[whatwg] about rich internat applications
Didier PH Martin
martind at netfolder.com
Tue Jun 8 13:02:11 PDT 2004
> In response to your second con... what do you honestly think is better: A
> company that can install a (free, btw) server mod (php) and have their
> site work on all clients, or a company that makes all their clients
> install a plugin of their own? The obvious answer is that it is better to
> be on the server side. There are other things to consider, too. It is much
> easier for a company to have freedom of open/closed source when the
> technology is server side. Everything suddenly becomes more secure. Yes,
> there is more overhead on the server, granted. Do you think that Linux +
> PHP + Apache + WebForms is going to be slower than Longhorn + IIS + XAML?
> I doubt it. I doubt it highly.
I do not see the incentive to switch to xforms id everything is handled on
the server side. Developers have what they want on the server side with JSP,
ASP, PHP and tutti quanti.
And yes Longhorn + IIS + XAML will be faster than PHP + Apache + WebForms.
Also the apps will be a lot richer, this, at least with the current state of
web technologies. Without a client implementation that can compete against
Microsoft, I wouldn't bet on the new specs at Las vegas....
> I do a lot of web applications programming, and server side technologies
> have done nothing but make it easier. I joined this mailing list to be
> sure that a "regular" programmer is around. Too many times standards
> groups get lost in speculation and end up with something that isn't
> usable. As far as I'm concerned, client side technology is too insecure.
> When the user's browser chooses how to interpret my code, it may come up
> with a different result than I had intended. Server side, I know the worst
> it can do is morph how my page looks.
It depends Preston on how the apps is written, and the end browser. I have
to say that with the latest incarnation of Mozilla I have been impressed.

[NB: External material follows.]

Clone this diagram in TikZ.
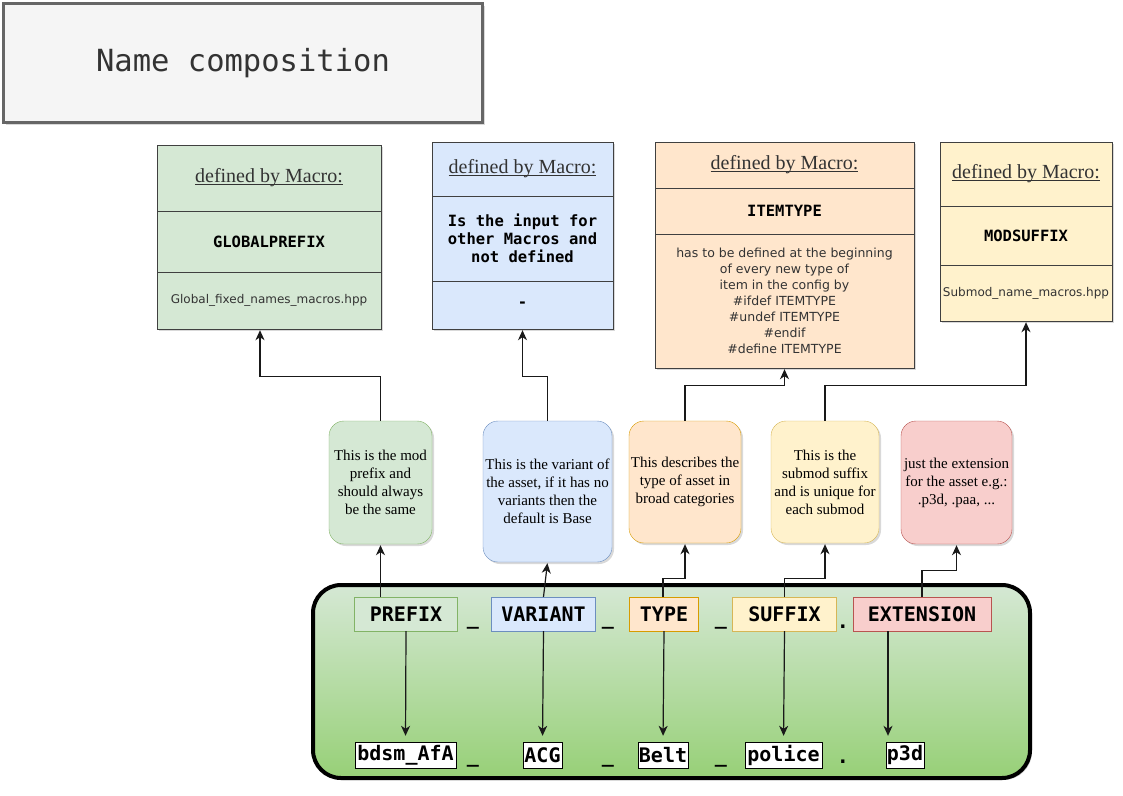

Personally, as a real programmer, I tend to use an XML base language to
encode the model, associate it with a XSLT template to transform it into an
assembly if XHTML and EcmaScript on the client side. Off course I do not
send the whole model but a fragment of it. I also used a fragment of the
model to be sent back to the server to update the collective model. In some
ways the apps is model driven. The good point is: for intranets (not
internets since I do not control the end browser) I use the power sitting on
I see an interest to new specs only if at least a browser implements it.
Otherwise it's only talk without walk.